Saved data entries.

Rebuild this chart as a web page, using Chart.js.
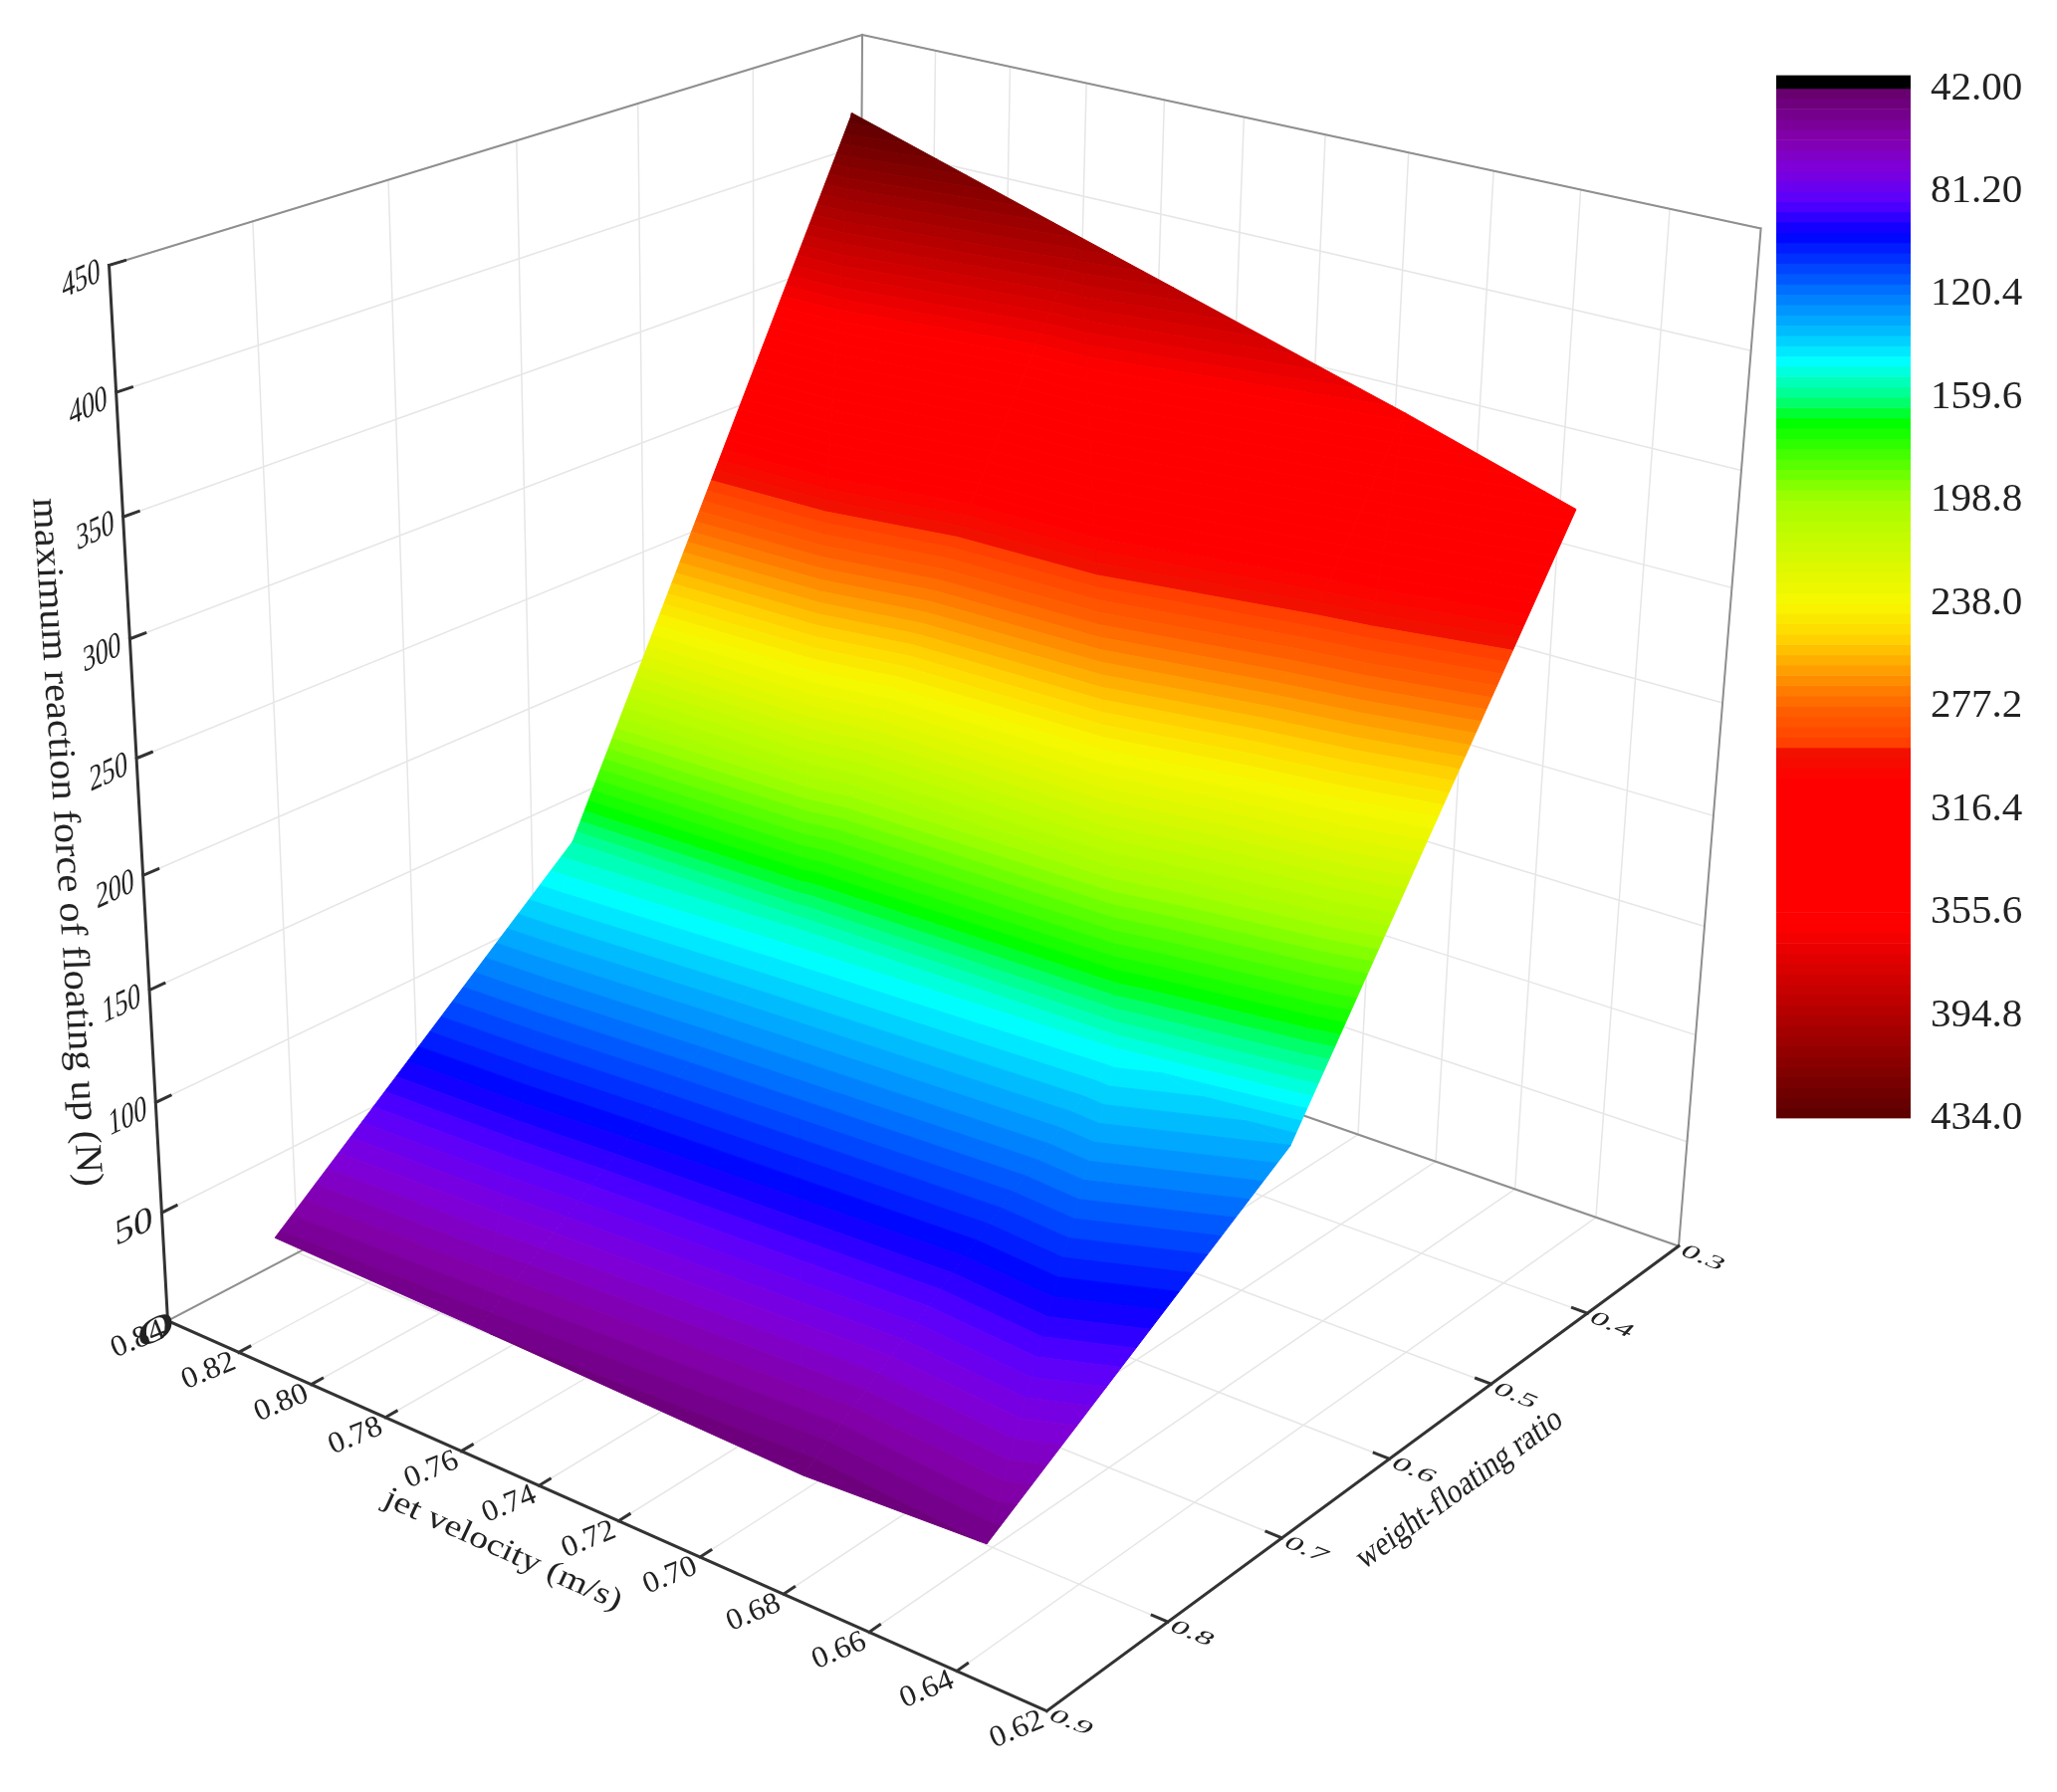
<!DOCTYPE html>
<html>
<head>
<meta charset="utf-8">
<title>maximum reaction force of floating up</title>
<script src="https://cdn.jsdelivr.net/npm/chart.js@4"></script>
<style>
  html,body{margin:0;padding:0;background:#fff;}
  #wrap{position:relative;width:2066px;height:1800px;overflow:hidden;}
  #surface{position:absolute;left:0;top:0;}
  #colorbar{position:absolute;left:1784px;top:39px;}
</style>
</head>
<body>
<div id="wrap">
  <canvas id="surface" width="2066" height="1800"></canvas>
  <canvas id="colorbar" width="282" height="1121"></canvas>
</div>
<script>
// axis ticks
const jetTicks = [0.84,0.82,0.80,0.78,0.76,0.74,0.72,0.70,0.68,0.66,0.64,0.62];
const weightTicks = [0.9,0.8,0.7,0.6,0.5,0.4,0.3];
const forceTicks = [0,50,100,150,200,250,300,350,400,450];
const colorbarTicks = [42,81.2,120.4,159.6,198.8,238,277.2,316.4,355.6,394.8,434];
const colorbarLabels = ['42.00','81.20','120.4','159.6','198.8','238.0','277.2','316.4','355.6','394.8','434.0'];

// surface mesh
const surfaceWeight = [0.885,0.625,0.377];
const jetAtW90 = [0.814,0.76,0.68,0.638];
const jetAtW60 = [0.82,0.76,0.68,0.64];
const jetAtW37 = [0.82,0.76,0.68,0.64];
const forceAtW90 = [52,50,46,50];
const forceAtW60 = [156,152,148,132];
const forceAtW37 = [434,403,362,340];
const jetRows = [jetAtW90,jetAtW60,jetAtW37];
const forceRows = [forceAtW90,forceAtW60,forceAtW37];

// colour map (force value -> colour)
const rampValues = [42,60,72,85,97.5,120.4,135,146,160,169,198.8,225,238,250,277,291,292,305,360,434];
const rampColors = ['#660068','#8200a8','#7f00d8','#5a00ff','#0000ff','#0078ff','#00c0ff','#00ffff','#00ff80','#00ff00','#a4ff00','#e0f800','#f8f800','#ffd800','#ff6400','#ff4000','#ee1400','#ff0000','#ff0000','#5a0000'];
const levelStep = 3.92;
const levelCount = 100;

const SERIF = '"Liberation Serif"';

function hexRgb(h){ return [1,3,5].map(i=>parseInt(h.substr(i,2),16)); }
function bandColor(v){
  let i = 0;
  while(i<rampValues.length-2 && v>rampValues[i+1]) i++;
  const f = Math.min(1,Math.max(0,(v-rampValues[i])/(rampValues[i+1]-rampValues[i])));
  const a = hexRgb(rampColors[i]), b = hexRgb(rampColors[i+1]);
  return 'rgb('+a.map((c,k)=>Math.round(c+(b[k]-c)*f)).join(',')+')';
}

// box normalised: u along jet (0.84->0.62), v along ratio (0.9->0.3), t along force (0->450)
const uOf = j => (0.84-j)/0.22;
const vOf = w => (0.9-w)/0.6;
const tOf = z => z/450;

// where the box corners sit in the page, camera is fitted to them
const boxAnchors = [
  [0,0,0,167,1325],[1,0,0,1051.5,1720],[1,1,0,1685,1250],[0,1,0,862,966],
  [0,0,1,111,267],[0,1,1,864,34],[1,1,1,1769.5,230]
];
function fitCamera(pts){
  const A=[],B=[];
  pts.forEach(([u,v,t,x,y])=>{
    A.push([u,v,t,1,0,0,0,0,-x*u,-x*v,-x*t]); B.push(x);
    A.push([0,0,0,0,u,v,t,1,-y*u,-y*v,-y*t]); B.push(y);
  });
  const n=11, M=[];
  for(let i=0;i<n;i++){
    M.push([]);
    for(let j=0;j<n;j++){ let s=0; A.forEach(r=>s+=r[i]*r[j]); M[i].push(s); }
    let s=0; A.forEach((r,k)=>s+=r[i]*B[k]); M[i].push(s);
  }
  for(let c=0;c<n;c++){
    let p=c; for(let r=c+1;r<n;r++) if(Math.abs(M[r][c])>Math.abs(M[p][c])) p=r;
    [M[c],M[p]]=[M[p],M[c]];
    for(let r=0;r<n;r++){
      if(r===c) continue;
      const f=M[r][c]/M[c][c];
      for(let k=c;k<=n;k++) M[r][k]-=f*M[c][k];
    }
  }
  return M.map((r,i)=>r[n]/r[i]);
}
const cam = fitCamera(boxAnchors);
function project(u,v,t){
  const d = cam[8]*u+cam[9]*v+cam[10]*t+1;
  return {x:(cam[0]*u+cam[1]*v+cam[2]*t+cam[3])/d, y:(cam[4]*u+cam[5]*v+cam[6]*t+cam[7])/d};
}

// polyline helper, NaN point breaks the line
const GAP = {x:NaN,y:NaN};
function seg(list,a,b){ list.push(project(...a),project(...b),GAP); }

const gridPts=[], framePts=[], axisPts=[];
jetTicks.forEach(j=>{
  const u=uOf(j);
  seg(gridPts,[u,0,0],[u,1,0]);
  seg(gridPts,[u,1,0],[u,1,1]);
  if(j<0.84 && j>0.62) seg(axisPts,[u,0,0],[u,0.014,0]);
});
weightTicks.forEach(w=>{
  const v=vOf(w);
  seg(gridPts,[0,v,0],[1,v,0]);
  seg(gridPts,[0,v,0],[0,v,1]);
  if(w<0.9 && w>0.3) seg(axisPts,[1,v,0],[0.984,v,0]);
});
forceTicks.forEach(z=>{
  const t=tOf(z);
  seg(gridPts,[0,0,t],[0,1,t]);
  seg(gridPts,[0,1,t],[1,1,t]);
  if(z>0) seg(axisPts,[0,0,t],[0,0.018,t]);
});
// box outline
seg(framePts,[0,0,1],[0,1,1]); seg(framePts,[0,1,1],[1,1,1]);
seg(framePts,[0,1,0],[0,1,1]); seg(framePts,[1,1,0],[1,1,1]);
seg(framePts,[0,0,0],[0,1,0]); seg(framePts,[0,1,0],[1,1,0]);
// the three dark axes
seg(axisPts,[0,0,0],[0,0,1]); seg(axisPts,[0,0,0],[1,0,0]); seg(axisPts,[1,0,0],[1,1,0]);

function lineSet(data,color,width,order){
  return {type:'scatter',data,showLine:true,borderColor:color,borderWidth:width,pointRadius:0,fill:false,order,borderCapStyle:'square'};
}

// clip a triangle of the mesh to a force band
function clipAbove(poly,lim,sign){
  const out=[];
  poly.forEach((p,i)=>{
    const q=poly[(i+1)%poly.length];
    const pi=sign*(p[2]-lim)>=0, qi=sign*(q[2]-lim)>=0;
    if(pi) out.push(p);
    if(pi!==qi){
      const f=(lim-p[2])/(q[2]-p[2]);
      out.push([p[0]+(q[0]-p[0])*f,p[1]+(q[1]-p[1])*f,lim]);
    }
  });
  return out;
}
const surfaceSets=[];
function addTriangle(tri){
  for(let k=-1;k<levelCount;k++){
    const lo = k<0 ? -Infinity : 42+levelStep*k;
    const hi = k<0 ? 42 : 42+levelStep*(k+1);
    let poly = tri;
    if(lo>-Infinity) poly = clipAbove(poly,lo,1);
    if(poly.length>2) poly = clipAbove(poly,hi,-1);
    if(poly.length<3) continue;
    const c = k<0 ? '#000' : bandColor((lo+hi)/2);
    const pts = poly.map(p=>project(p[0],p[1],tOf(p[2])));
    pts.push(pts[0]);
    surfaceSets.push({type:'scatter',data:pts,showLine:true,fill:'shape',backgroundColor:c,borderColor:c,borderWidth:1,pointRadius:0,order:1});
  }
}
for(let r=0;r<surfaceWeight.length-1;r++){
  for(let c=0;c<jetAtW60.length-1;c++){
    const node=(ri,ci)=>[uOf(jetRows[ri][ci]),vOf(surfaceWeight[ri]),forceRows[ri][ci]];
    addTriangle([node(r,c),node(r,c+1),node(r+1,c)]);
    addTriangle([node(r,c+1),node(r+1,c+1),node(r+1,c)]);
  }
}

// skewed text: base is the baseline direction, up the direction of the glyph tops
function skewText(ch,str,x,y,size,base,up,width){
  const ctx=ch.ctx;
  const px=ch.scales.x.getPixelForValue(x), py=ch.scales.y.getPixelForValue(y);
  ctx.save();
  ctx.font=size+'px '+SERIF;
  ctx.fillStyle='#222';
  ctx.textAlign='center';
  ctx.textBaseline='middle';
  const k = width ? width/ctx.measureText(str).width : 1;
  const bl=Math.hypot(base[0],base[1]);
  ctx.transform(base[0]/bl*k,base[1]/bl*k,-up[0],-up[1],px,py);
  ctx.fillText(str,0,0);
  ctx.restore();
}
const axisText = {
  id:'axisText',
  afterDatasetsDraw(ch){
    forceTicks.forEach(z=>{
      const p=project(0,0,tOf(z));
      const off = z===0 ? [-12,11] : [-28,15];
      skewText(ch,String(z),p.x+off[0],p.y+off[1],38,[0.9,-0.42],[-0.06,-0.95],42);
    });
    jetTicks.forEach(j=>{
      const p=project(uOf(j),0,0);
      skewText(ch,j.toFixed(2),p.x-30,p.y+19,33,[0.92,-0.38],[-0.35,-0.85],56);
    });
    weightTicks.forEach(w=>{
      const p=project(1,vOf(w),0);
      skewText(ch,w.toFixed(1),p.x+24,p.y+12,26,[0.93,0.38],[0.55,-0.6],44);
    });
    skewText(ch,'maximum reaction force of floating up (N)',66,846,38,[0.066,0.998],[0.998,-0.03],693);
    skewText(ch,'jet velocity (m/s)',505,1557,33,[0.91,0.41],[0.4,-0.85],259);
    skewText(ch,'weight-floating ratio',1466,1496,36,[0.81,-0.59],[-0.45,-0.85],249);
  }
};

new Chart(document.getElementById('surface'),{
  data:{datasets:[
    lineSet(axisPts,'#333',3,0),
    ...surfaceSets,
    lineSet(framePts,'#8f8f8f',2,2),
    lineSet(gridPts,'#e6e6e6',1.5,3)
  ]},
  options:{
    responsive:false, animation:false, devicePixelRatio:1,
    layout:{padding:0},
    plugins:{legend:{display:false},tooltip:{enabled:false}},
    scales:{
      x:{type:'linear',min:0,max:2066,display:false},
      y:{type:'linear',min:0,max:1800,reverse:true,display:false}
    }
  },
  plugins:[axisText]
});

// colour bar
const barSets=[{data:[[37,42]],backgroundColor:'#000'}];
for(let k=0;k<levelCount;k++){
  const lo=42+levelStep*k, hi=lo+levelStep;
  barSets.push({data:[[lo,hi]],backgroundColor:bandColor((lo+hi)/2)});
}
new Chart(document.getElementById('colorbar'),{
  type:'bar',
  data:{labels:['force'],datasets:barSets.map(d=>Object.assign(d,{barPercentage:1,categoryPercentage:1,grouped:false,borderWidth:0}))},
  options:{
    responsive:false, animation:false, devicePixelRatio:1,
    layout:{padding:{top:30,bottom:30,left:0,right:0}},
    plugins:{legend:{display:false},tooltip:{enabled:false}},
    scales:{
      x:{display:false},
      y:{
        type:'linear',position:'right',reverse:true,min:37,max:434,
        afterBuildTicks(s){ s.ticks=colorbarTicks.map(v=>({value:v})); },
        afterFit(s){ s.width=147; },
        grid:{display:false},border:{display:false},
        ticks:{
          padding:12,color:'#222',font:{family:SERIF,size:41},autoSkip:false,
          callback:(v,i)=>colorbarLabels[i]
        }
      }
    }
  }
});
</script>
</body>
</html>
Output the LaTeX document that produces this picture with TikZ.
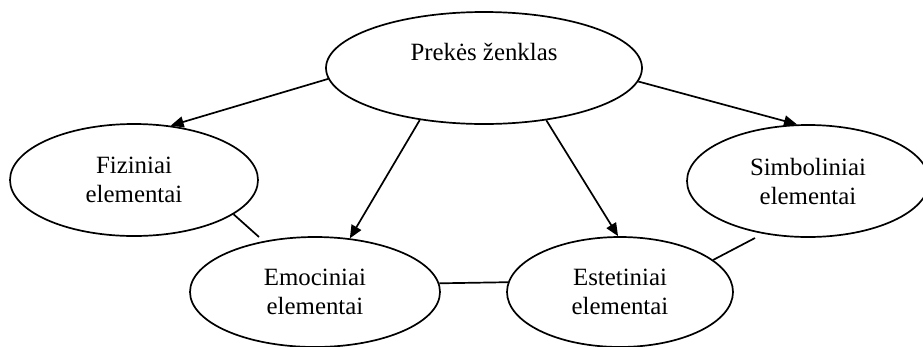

WHAT YOU WILL DO.
From the data, collect all lines where the string "page" appears.

CORRECT ANSWER.
Rebuild this chart as a web page, using Chart.js.
// where the box corners sit in the page, camera is fitted to them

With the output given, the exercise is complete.